Я спросил Чепе, хочет ли он вернуться – ведь если вы замышляете хождение темной ночью по берегу; то должны быть уверены в своем спутнике.

― Очень уж хорошо ночью на берегу, – сказал он.

Думаю, что от Пуэрто–Лимона до Колорадо–Бар не найдется ни одного молодого человека, который согласился бы участвовать в подобной прогулке без обусловлен­ного вознаграждения, да еще в субботний вечер, когда привезен и открыт бидон с guaro. Видимо, тоска по родине помогла Чепе предугадать в прогулке нечто прият­ное. А у латиноамериканского индейца тоска по родине – серьезный недуг.
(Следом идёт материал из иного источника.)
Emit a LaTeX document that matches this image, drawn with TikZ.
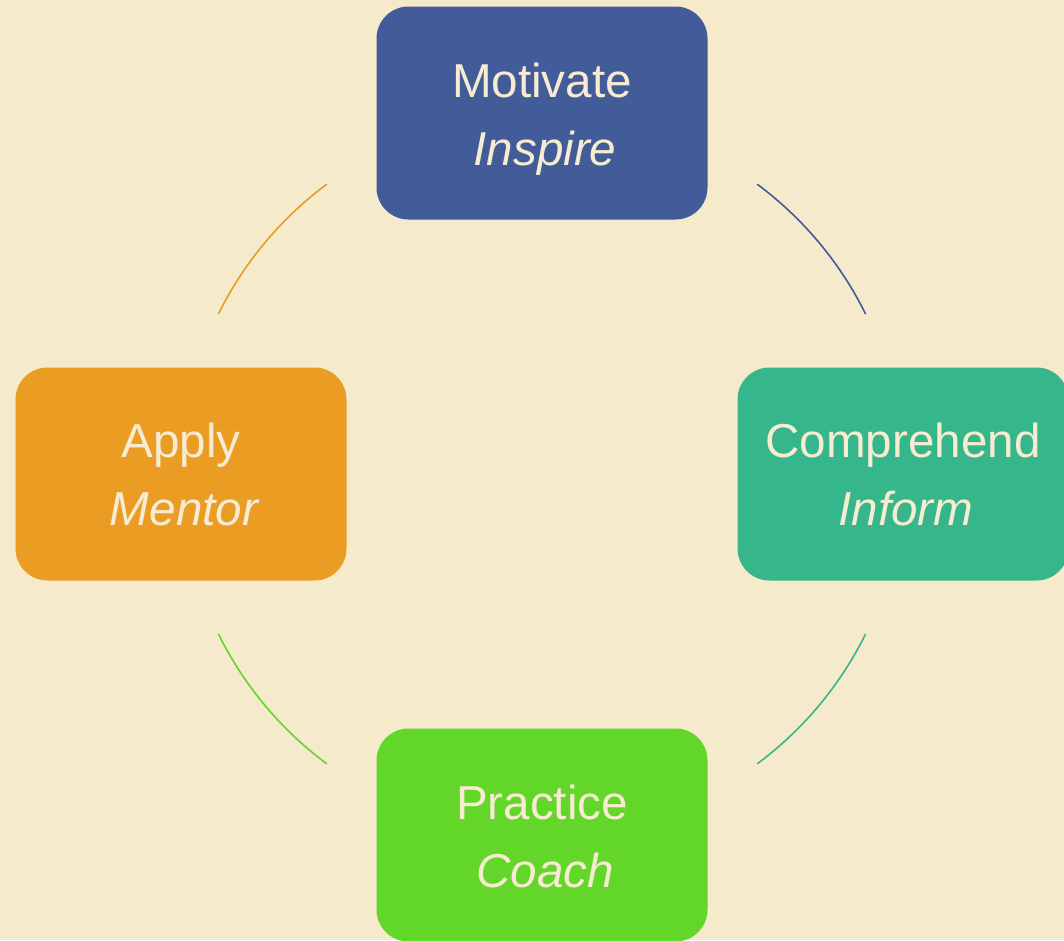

Я принялся расспрашивать Чепе о родном доме и обо всем, что с ним связано: о семье и урожае, о девушках и заработках. Задавая вопросы, я как бы делил с ним тоску и вспоминал предрассветный запах стелющегося дыма, полуденную песню вет­ра в вершинах сосен над вьючными тропами, далекий вопль хохочущего ястреба, ма­ленькую, крытую черепицей хижину, стоящую на склоне холма возле красного, как разрез раны, участка обработанной земли или рядом со спрятанной от глаз бухточ­кой.
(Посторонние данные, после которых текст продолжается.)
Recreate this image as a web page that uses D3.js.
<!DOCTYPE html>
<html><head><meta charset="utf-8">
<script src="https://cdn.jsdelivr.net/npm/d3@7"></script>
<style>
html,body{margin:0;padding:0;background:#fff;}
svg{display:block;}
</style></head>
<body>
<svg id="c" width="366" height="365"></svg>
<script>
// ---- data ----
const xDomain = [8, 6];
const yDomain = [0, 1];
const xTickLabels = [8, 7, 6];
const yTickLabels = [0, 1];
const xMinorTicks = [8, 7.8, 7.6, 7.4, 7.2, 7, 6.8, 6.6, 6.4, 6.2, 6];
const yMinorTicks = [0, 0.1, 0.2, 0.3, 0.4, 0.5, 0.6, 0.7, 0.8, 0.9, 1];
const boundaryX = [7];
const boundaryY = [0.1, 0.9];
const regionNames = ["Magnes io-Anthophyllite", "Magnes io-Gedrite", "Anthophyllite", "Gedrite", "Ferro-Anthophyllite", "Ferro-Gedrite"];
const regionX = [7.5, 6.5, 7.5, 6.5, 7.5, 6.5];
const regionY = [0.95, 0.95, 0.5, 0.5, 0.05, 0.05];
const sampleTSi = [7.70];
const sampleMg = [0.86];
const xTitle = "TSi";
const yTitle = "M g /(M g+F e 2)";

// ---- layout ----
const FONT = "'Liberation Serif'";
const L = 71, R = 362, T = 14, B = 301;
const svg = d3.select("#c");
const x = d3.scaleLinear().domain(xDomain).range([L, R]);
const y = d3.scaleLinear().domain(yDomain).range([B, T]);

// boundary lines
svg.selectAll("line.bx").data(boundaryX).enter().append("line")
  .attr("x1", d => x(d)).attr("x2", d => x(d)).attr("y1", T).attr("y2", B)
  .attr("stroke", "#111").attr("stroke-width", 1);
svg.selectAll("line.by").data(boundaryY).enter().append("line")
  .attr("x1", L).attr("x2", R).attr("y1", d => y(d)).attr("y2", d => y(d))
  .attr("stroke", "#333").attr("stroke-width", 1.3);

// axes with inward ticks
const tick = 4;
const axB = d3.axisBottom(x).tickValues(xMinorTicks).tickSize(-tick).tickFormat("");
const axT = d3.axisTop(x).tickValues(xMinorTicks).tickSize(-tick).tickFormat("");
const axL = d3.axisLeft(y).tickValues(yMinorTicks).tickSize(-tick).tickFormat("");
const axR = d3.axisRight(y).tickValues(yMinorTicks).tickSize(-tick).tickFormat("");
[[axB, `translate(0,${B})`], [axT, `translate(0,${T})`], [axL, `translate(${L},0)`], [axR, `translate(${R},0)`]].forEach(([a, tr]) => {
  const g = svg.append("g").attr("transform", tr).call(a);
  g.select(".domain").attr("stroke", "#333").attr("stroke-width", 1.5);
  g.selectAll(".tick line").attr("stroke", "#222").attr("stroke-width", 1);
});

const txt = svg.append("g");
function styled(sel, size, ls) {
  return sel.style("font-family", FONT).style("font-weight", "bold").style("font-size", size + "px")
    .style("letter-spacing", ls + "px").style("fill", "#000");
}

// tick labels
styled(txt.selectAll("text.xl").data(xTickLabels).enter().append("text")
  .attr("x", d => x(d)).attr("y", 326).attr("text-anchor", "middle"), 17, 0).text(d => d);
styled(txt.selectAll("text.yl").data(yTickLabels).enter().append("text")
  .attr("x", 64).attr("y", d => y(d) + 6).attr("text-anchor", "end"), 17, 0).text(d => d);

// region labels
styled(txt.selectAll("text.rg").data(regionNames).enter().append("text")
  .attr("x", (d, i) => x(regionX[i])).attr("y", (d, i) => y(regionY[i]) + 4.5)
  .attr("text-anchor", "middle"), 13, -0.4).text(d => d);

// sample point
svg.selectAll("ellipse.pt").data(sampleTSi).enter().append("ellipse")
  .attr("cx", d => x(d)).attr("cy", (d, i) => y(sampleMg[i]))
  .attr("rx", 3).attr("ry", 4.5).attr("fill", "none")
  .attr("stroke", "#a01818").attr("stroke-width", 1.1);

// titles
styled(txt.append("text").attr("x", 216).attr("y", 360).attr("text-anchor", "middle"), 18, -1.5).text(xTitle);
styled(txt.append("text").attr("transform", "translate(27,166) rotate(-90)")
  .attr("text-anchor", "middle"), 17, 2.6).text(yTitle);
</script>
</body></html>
С того момента, как Чепе узнал, что я жил в горах и бывал в столь родном ему Окотале, он в своеобразно сдержанной форме стал обо мне заботиться. Сегодня, в субботний вечер, особенно остро нуждаясь в сочувствии, он был готов нести мой ме­шок хоть на край света, если бы только мне понадобилось туда идти.

― Здесь на субботние вечеринки собираются только эти дикие москито, – сказал он.
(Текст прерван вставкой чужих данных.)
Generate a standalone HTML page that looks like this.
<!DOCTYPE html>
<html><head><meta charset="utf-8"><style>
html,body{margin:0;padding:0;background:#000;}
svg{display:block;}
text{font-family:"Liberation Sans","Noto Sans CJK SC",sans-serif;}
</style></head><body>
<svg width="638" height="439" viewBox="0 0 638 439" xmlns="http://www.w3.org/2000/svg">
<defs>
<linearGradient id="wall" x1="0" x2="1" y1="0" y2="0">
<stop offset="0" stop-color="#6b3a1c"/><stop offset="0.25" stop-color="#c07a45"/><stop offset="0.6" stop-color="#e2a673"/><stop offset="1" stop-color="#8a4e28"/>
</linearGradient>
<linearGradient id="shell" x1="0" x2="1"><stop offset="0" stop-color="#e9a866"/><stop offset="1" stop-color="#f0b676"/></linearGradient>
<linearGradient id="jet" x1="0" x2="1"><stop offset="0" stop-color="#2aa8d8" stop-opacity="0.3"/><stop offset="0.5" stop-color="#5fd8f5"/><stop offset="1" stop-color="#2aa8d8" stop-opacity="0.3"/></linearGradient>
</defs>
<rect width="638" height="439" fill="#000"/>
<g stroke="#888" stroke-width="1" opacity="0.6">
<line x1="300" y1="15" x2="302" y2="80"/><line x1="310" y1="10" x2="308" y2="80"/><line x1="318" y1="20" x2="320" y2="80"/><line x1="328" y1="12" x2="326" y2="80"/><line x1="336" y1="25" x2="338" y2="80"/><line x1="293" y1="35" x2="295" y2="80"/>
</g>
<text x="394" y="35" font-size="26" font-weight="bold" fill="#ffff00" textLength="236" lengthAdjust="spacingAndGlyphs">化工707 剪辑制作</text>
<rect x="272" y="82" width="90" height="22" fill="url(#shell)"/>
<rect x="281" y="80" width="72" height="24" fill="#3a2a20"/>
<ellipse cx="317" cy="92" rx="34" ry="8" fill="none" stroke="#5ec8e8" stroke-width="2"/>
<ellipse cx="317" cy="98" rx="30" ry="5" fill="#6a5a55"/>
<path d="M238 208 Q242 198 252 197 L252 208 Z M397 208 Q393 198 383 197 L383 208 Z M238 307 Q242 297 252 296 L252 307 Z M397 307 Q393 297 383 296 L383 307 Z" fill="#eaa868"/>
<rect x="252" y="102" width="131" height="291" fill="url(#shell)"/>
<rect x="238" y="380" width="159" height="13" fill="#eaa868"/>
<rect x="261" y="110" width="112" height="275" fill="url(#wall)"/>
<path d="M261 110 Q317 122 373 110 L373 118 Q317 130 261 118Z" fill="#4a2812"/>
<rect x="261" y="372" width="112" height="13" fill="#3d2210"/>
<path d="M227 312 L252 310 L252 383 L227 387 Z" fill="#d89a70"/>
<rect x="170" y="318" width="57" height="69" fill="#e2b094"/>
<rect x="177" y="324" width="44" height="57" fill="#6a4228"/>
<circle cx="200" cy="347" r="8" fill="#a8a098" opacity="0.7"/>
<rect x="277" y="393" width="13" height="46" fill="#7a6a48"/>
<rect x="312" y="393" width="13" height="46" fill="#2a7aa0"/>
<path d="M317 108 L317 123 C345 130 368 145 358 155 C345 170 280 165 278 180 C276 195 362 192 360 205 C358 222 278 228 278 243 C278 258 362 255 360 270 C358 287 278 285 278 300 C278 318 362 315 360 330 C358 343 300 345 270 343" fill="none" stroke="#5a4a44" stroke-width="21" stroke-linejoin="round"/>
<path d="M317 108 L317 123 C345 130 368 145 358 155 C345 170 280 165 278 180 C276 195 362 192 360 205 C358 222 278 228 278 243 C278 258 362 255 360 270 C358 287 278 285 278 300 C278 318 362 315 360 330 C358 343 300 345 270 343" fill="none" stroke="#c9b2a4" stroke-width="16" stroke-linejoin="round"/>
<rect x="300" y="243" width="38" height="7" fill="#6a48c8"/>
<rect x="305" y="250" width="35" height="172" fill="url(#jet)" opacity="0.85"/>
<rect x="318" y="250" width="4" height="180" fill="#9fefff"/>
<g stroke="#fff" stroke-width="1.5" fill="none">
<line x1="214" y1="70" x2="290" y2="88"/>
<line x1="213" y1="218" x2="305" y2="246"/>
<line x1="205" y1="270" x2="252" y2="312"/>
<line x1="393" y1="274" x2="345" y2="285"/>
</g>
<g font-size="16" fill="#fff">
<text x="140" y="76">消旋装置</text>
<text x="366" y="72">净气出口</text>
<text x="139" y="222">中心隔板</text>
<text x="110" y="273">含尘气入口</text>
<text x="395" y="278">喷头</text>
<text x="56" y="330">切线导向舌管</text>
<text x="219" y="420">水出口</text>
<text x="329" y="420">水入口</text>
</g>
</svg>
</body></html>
И вы должны понять, почему на здешнем побережье так плохи субботние вечера. Субботу празднуют и здесь и дома, и тут и там одинаковые предметы бутафории, те же нарядные костюмы, но дух веселья совершенно иной. Guaro, девушки и гитары фигурируют и здесь и там – в Окотале, но между ними нет и тени сходства.

Поймите, какие возможности представились Чепе в этот спокойный субботний ве­чер, как понеслись его думы через равнины и цепи гор туда, в совсем иное место, где сегодня также льется рекой еженедельное guaro, где тщательно умывшиеся мужчи­ны собираются в кабачках или сидят группами на перекрестках трои и иод деревья­ми на обочинах пыльных дорог, пьют guaro, посматривают на девушек и судачат о них.

Здесь тоже в кабачках и под деревьями слышатся гитары, но звучат они совсем иначе.

В руках индейцев москито, говорил Чепе, они походят больше на негритянские скрипки «джуба», чем на гитары. А эти дикие джиги, эти стенания расслабленных струн, этот ритм мелодии, отбиваемый грохочущим большим барабаном, и смехо­творная трескотня в интервалах! Чепе ни в грош не ставил чарующую музыку моски­то, не находил в ней ничего хорошего или приятного, и разговор о ней доводил его до слез. В родных краях звучат мексиканские гитары, там шесть струн широким потоком источают сладость меда, или вспыхивают разноцветными огнями, или стонут и шеп­чут о радостях и горестях индейцев. Одна за другой звучат corrido[101]и страстные, волнующие мелодии huapango[102]. И хотя гитары совсем такие же, как здесь, говорят они совершенно по‑другому.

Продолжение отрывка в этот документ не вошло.